12. Il résulte de tout ce qui précède que le GAEC des Pommiers-Bernard n'est pas fondé à soutenir que c'est à tort que, par le jugement attaqué, le tribunal administratif de Poitiers a rejeté sa demande. Par voie de conséquence, ses conclusions présentées au titre des dispositions de l'article L. 761-1 du code de justice administrative doivent être rejetées.
DECIDE :
Article 1er : La requête du groupement agricole d'exploitation en commun des Pommiers-Bernard est rejetée.
Article 2 : Le présent arrêt sera notifié au groupement agricole d'exploitation en commun (GAEC) des Pommiers-Bernard et au ministre d'Etat, ministre de la transition écologique et solidaire.

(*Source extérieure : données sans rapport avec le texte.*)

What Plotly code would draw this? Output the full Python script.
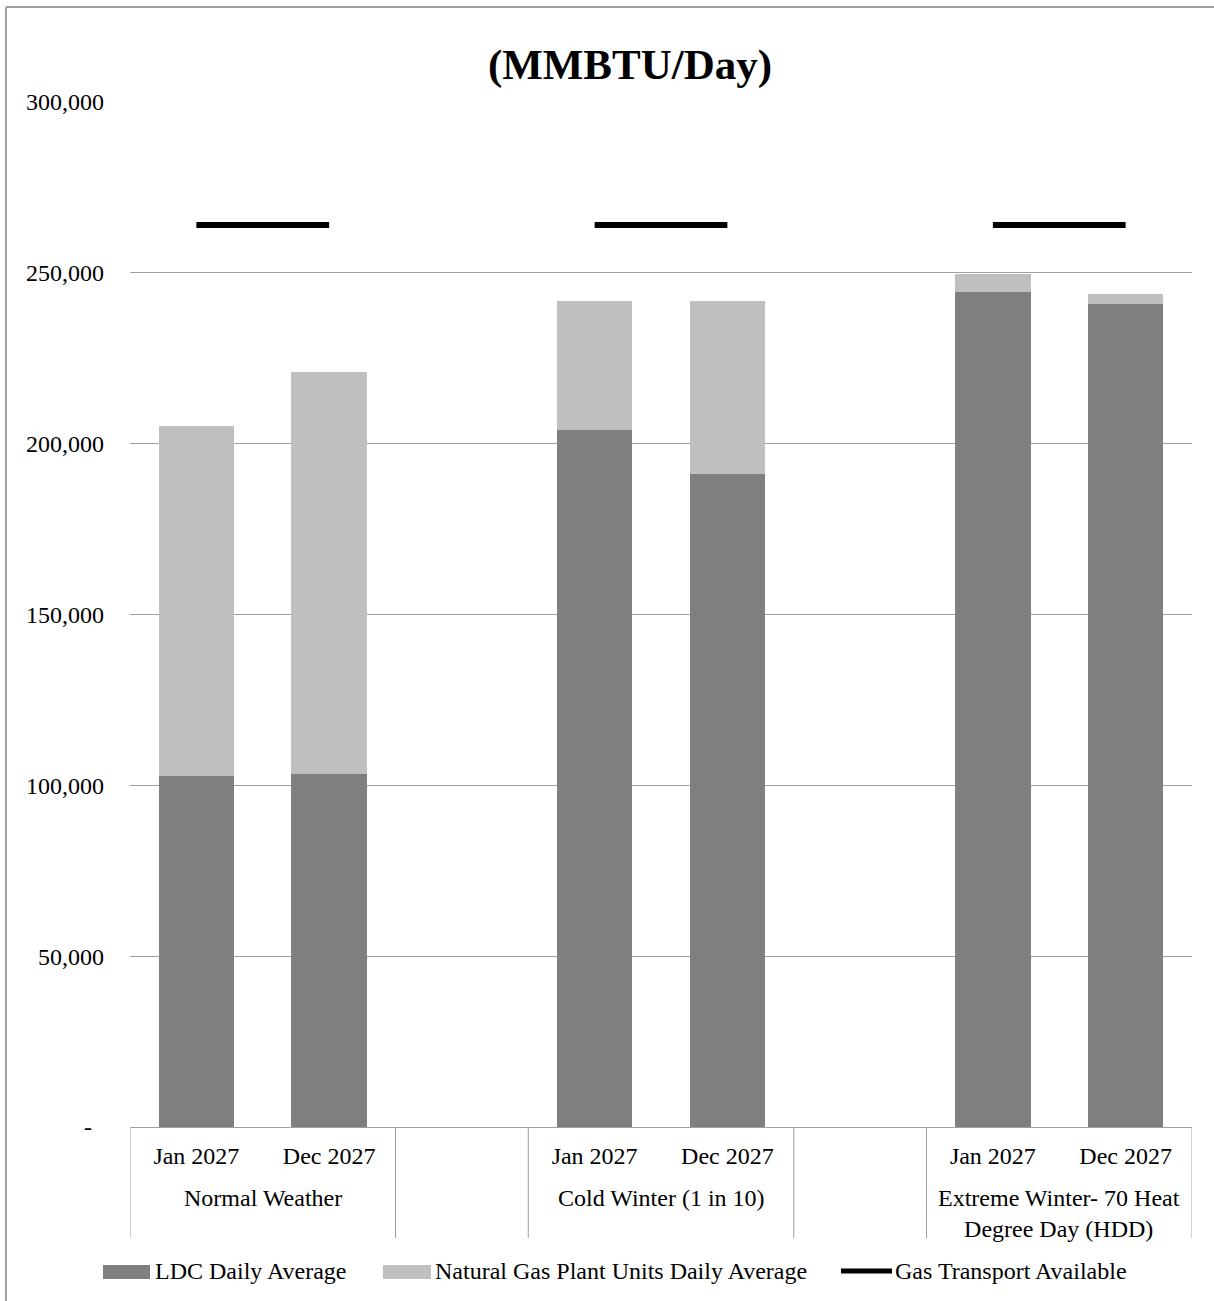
import plotly.graph_objects as go

# Scenario groups and the two months shown in each
scenarios = ["Normal Weather", "Cold Winter (1 in 10)", "Extreme Winter- 70 Heat<br>Degree Day (HDD)"]
months = ["Jan 2027", "Dec 2027"]

# Daily demand, MMBTU/Day (order: scenario by scenario, Jan then Dec)
ldc_avg = [102700, 103300, 204000, 191000, 244300, 241000]
plant_avg = [102500, 117700, 37700, 50700, 5400, 2700]

# Gas transport capacity available in each scenario
transport = [264000, 264000, 264000]

y_ticks = [0, 50000, 100000, 150000, 200000, 250000, 300000]
y_tick_text = ["-\u00a0\u00a0", "50,000", "100,000", "150,000", "200,000", "250,000", "300,000"]

series_names = ["LDC Daily Average", "Natural Gas Plant Units Daily Average", "Gas Transport Available"]
ldc_color = "#7F7F7F"
plant_color = "#BFBFBF"
grid_color = "#A0A0A0"
FONT = "Liberation Serif"
FS = 24

# Each scenario gets two bar slots followed by one empty slot
slot_step = len(months) + 1
x_pos = [i * slot_step + j for i in range(len(scenarios)) for j in range(len(months))]
tick_text = [m for _ in scenarios for m in months]

line_x, line_y = [], []
for i, cap in enumerate(transport):
    line_x += [i * slot_step, i * slot_step + len(months) - 1, None]
    line_y += [cap, cap, None]

fig = go.Figure()
fig.add_trace(go.Bar(x=x_pos, y=ldc_avg, name=series_names[0], marker=dict(color=ldc_color, line=dict(width=0)),
                     width=0.57, showlegend=False))
fig.add_trace(go.Bar(x=x_pos, y=plant_avg, name=series_names[1], marker=dict(color=plant_color, line=dict(width=0)),
                     width=0.57, showlegend=False))
fig.add_trace(go.Scatter(x=line_x, y=line_y, mode="lines", name=series_names[2],
                         line=dict(color="black", width=6), showlegend=False, connectgaps=False))

W, H = 1214, 1301
ML, MR, MT, MB = 130, 22, 102, 174
PW, PH = W - ML - MR, H - MT - MB


def px_x(px):
    return (px - ML) / PW


def px_y(py):
    return (H - MB - py) / PH


shapes = []
annotations = []

# Category separators below the axis
x_last = len(scenarios) * slot_step - 1.5
seps = [-0.5]
for i in range(len(scenarios)):
    seps.append(i * slot_step + len(months) - 0.5)
    if i < len(scenarios) - 1:
        seps.append(i * slot_step + len(months) + 0.5)
for sx in seps:
    shapes.append(dict(type="line", xref="x", yref="paper", x0=sx, x1=sx, y0=0, y1=px_y(1238),
                       line=dict(color=grid_color, width=1)))

# Scenario labels
for i, s in enumerate(scenarios):
    annotations.append(dict(x=i * slot_step + (len(months) - 1) / 2, xref="x", y=px_y(1183), yref="paper",
                            text=s, showarrow=False, yanchor="top", xanchor="center",
                            font=dict(family=FONT, size=FS, color="black")))

# Outer frame
shapes.append(dict(type="line", xref="paper", yref="paper", x0=px_x(6), x1=px_x(6), y0=px_y(1310), y1=px_y(7),
                   line=dict(color=grid_color, width=2)))
shapes.append(dict(type="line", xref="paper", yref="paper", x0=px_x(6), x1=px_x(1220), y0=px_y(7), y1=px_y(7),
                   line=dict(color=grid_color, width=2)))

# Legend
leg_y = px_y(1271)
leg_items = [
    (103, 150, 153, "rect", ldc_color),
    (383, 431, 433, "rect", plant_color),
    (841, 892, 893, "line", "black"),
]
for (a, b, tx, kind, col), name in zip(leg_items, series_names):
    if kind == "rect":
        shapes.append(dict(type="rect", xref="paper", yref="paper", x0=px_x(a), x1=px_x(b),
                           y0=px_y(1279), y1=px_y(1265), fillcolor=col, line=dict(width=0)))
    else:
        shapes.append(dict(type="line", xref="paper", yref="paper", x0=px_x(a), x1=px_x(b),
                           y0=leg_y, y1=leg_y, line=dict(color=col, width=5)))
    annotations.append(dict(x=px_x(tx), xref="paper", y=leg_y, yref="paper", text=name, showarrow=False,
                            xanchor="left", yanchor="middle", font=dict(family=FONT, size=FS, color="black")))

fig.update_layout(
    width=W, height=H,
    margin=dict(l=ML, r=MR, t=MT, b=MB),
    barmode="stack",
    plot_bgcolor="white", paper_bgcolor="white",
    font=dict(family=FONT, size=FS, color="black"),
    title=dict(text="<b>(MMBTU/Day)</b>", x=630 / W, xref="container", xanchor="center",
               y=1 - 64 / H, yref="container", yanchor="middle",
               font=dict(family=FONT, size=43, color="black")),
    xaxis=dict(range=[-0.5, x_last], tickvals=x_pos, ticktext=tick_text, showgrid=False, zeroline=False,
               showline=True, linecolor=grid_color, linewidth=1, ticks="", ticklabelstandoff=7,
               tickfont=dict(family=FONT, size=FS, color="black"), fixedrange=True),
    yaxis=dict(range=[0, 300000], tickvals=y_ticks, ticktext=y_tick_text, showgrid=True, gridcolor=grid_color,
               gridwidth=1, zeroline=False, showline=False, ticks="", ticklabelstandoff=25,
               tickfont=dict(family=FONT, size=FS, color="black")),
    shapes=shapes,
    annotations=annotations,
    showlegend=False,
)

fig.write_html("out.html")
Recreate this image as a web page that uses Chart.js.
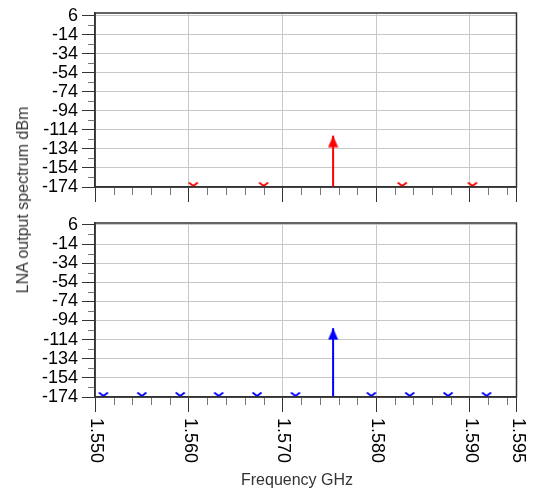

Délibéré après l'audience du 3 mai 2018 à laquelle siégeaient :
Mme Elisabeth Jayat, président,
M. Pierre Bentolila, président-assesseur,
M. Frédéric Faïck, premier conseiller,
Lu en audience publique, le 29 mai 2018.
Le rapporteur,
Frédéric Faïck
Le président,
Elisabeth JayatLe greffier,
Evelyne Gay-Boissières
La République mande et ordonne au ministre d'Etat, ministre de la transition écologique et solidaire en ce qui le concerne, et à tous huissiers de justice à ce requis, en ce qui concerne les voies de droit commun contre les parties privées, de pourvoir à l'exécution du présent arrêt.